If there’s only one 2nd level header in a record, it will not be split ((if matches.length === 0) …) and the function splitFile continues with the next record
Otherwise, it calls the function newRecord, passing it three parameters for the name, the group, and the content of the new record.

Since you want to name your records after the headings, you’ll have to modify the first parameter in the call to newRecord, which is currently `${prefix}-${counter++}`. The heading ## heading is already in the variable m (matches.forEach(m => …). All you have to do is remove the leading stuff like so:

matches.forEach(m => {
  /* remove leading "##" and space(s) from heading and put in "name" */
  const name = m[0].replace(/##\s+/,""); 
  newRecord(name, group, text.substr(start, m.index - start));
  start = m.index;
})

That code replaces the complete matches.forEach… loop in the original script. I did not it, though. Please use with caution.

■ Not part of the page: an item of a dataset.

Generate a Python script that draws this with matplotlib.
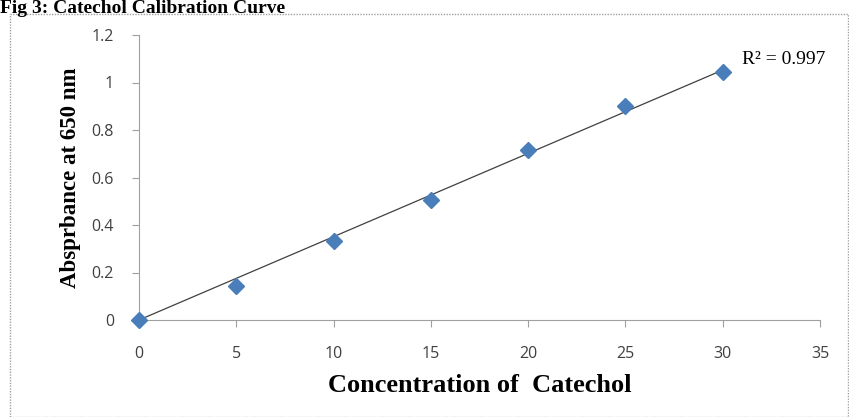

I don’t know yet how to handle the last match, though (nor if there’s any special handling needed). But perhaps you can figure that out, if necessary.

latl · December 15, 2023, 6:14pm

Thank you for this. Apple Script is fine (I mean, I’m just learning it, but I’ve used it for other things I need done). Apologies for the late reply but I’ve been busy on an unrelated project.

latl · December 15, 2023, 6:19pm

Thank you and sorry for the delayed reply. Been busy with something else.

I think your assumptions were pretty accurate. I wasn’t looking for a smart rule, so that’s fine. I’m expecting to do this with manually selected markdown files as needed, so while it’s great that this filters out non-markdown records I’ve already done so.

I’m not too concerned with what happens before the first headings as really there just isn’t much text in any of these before then and it’s easy enough for me to double check I haven’t missed anything.

The real golden piece I needed was that last bit about naming the records after the headings.

I haven’t tried this yet, but I will. Thanks for the help and the warning to take caution when I do.